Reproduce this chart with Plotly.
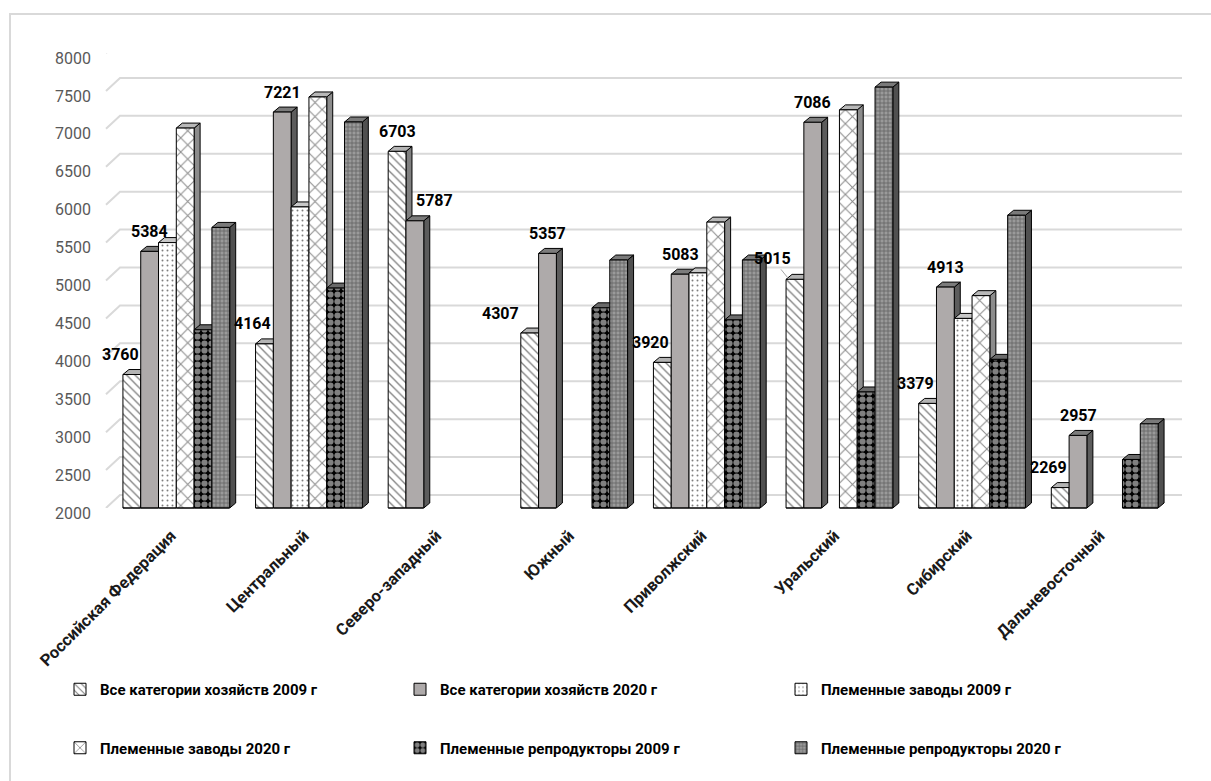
import plotly.graph_objects as go

# ---- data -----------------------------------------------------------------
regions = ["Российская Федерация", "Центральный", "Северо-западный", "Южный",
           "Приволжский", "Уральский", "Сибирский", "Дальневосточный"]

all_farms_2009 = [3760, 4164, 6703, 4307, 3920, 5015, 3379, 2269]
all_farms_2020 = [5384, 7221, 5787, 5357, 5083, 7086, 4913, 2957]
breeding_plants_2009 = [5500, 5970, None, None, 5100, None, 4500, None]
breeding_plants_2020 = [7010, 7420, None, None, 5770, 7250, 4800, None]
breeding_repro_2009 = [4350, 4900, None, 4640, 4480, 3530, 3960, 2640]
breeding_repro_2020 = [5700, 7090, None, 5270, 5270, 7550, 5860, 3110]

series_names = ["Все категории хозяйств 2009 г", "Все категории хозяйств 2020 г",
                "Племенные заводы 2009 г", "Племенные заводы 2020 г",
                "Племенные репродукторы 2009 г", "Племенные репродукторы 2020 г"]
series_values = [all_farms_2009, all_farms_2020, breeding_plants_2009,
                 breeding_plants_2020, breeding_repro_2009, breeding_repro_2020]

y_ticks = list(range(2000, 8001, 500))
Y_MIN, Y_MAX = 2000, 8000

# ---- geometry / styling ---------------------------------------------------
W, H = 1211, 781
M_L, M_R, M_T, M_B = 110, 40, 53, 273
PLOT_W = W - M_L - M_R
PLOT_H = H - M_T - M_B
BARGAP = 0.195
N_SER = len(series_values)
SLOT = (1 - BARGAP) / N_SER                  # bar width in category units
BAR_PX = PLOT_W / len(regions) * SLOT        # bar width in pixels
DX, DY = 6, 5                                # depth of the 3-D bars, px
DY_DATA = DY * (Y_MAX - Y_MIN) / PLOT_H

FONT = "Roboto, 'Noto Sans', 'DejaVu Sans', sans-serif"
GRID = "#d9d9d9"

styles = [
    dict(color="white", pattern=dict(shape="\\", fgcolor="black", bgcolor="white", size=6, solidity=0.22)),
    dict(color="#aeaaaa", pattern=None),
    dict(color="white", pattern=dict(shape=".", fgcolor="black", bgcolor="white", size=5, solidity=0.12)),
    dict(color="white", pattern=dict(shape="x", fgcolor="#1a1a1a", bgcolor="white", size=10, solidity=0.2)),
    dict(color="black", pattern=dict(shape=".", fgcolor="white", bgcolor="black", size=7, solidity=0.62)),
    dict(color="#8f8f8f", pattern=dict(shape="+", fgcolor="#2a2a2a", bgcolor="#9a9a9a", size=4, solidity=0.35)),
]
side_colors = ["#808080", "#5c5c5c", "#a0a0a0", "#8c8c8c", "#3a3a3a", "#505050"]
top_colors = ["#b4b4b4", "#7c7c7c", "#c8c8c8", "#b8b8b8", "#6a6a6a", "#7a7a7a"]
legend_of = ["legend", "legend2", "legend3", "legend", "legend2", "legend3"]

fig = go.Figure()

for name, vals, st, lg in zip(series_names, series_values, styles, legend_of):
    marker = dict(color=st["color"], line=dict(color="black", width=1))
    if st["pattern"]:
        marker["pattern"] = st["pattern"]
    fig.add_trace(go.Bar(
        x=regions, y=vals, name=name, marker=marker,
        legend=lg, legendgroup=name,
    ))


def bar_center(cat, ser):
    return cat - (1 - BARGAP) / 2 + (ser + 0.5) * SLOT


shapes = []

# chart frame
shapes.append(dict(type="path", xref="paper", yref="paper",
                   xsizemode="pixel", ysizemode="pixel", xanchor=0, yanchor=0,
                   path=f"M {10 - M_L},{-M_B - 10} L {10 - M_L},{PLOT_H + M_T - 14} L {W},{PLOT_H + M_T - 14}",
                   line=dict(color=GRID, width=2), layer="below"))

# gridlines on the back wall with the short floor diagonals
for t in y_ticks:
    shapes.append(dict(type="path", xref="paper", yref="y",
                       xsizemode="pixel", ysizemode="pixel", xanchor=0, yanchor=t,
                       path=f"M -4,0 L {DX + 4},{DY + 8} L {PLOT_W + 11},{DY + 8}",
                       line=dict(color=GRID, width=2), layer="below"))

# side and top faces of the bars
for s, vals in enumerate(series_values):
    for c, v in enumerate(vals):
        if v is None:
            continue
        xc = bar_center(c, s)
        left, right = xc - SLOT / 2, xc + SLOT / 2
        shapes.append(dict(type="path", xref="x", yref="y",
                           xsizemode="pixel", xanchor=right,
                           path=f"M 0,{Y_MIN} L {DX},{Y_MIN + DY_DATA} L {DX},{v + DY_DATA} L 0,{v} Z",
                           fillcolor=side_colors[s], line=dict(color="black", width=1), layer="below"))
        shapes.append(dict(type="path", xref="x", yref="y",
                           xsizemode="pixel", ysizemode="pixel", xanchor=left, yanchor=v,
                           path=f"M 0,0 L {DX},{DY} L {DX + BAR_PX:.2f},{DY} L {BAR_PX:.2f},0 Z",
                           fillcolor=top_colors[s], line=dict(color="black", width=1), layer="below"))
        shapes.append(dict(type="line", xref="x", yref="paper", x0=left, x1=right, y0=0, y1=0,
                           line=dict(color="black", width=1.5), layer="above"))

# value labels for the "all categories" series
label_font = dict(family=FONT, size=16, color="black", weight="bold")
special = {
    (2, 0): dict(xanchor="center", xshift=0),
    (2, 1): dict(xanchor="center", xshift=20),
    (3, 0): dict(xanchor="right", xshift=-BAR_PX),
}
annotations = []
for s in (0, 1):
    for c, v in enumerate(series_values[s]):
        xc = bar_center(c, s)
        if s == 1:
            pos = dict(x=xc, xanchor="center", xshift=0)
        else:
            pos = dict(x=xc + SLOT / 2, xanchor="right", xshift=0)
        if (c, s) in special:
            sp = special[(c, s)]
            pos = dict(x=xc + (SLOT / 2 if sp["xanchor"] == "right" else 0),
                       xanchor=sp["xanchor"], xshift=sp["xshift"])
        if (c, s) == (5, 0):
            annotations.append(dict(x=xc - SLOT / 2, y=v, xref="x", yref="y", text=str(v),
                                    showarrow=True, arrowhead=0, arrowwidth=1, arrowcolor="#a6a6a6",
                                    ax=-17, ay=-21, xshift=3, font=label_font))
            continue
        annotations.append(dict(x=pos["x"], y=v, xref="x", yref="y", text=str(v),
                                showarrow=False, xanchor=pos["xanchor"], yanchor="middle",
                                xshift=pos["xshift"], yshift=20, font=label_font))

legend_font = dict(family=FONT, size=15, color="black", weight="bold")
leg_common = dict(orientation="v", yanchor="top", xanchor="left", font=legend_font,
                  tracegroupgap=36, bgcolor="rgba(0,0,0,0)", y=(M_T + PLOT_H - 673) / PLOT_H)

fig.update_layout(
    width=W, height=H,
    margin=dict(l=M_L, r=M_R, t=M_T, b=M_B, autoexpand=False),
    paper_bgcolor="white", plot_bgcolor="white",
    barmode="group", bargap=BARGAP, bargroupgap=0,
    showlegend=True,
    legend=dict(leg_common, x=(60 - M_L) / PLOT_W),
    legend2=dict(leg_common, x=(400 - M_L) / PLOT_W),
    legend3=dict(leg_common, x=(781 - M_L) / PLOT_W),
    xaxis=dict(type="category", range=[-0.5, len(regions) - 0.5], autorange=False,
               showgrid=False, zeroline=False, showline=False, ticks="",
               tickangle=-45, tickfont=dict(family=FONT, size=16.5, color="#1a1a1a", weight="bold"),
               ticklabelstandoff=14, ticklabelshift=-5),
    yaxis=dict(range=[Y_MIN, Y_MAX], tickvals=y_ticks, showgrid=False, zeroline=False,
               showline=False, ticks="", ticklabelstandoff=18, ticklabelshift=5,
               tickfont=dict(family=FONT, size=16, color="#595959")),
    shapes=shapes,
    annotations=annotations,
)

fig.write_html("out.html")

WRITTEN REQUEST: Identify and copy lines that hold the string "with".

PROBLEM SOLUTION:
Reproduce this chart with Plotly.
# gridlines on the back wall with the short floor diagonals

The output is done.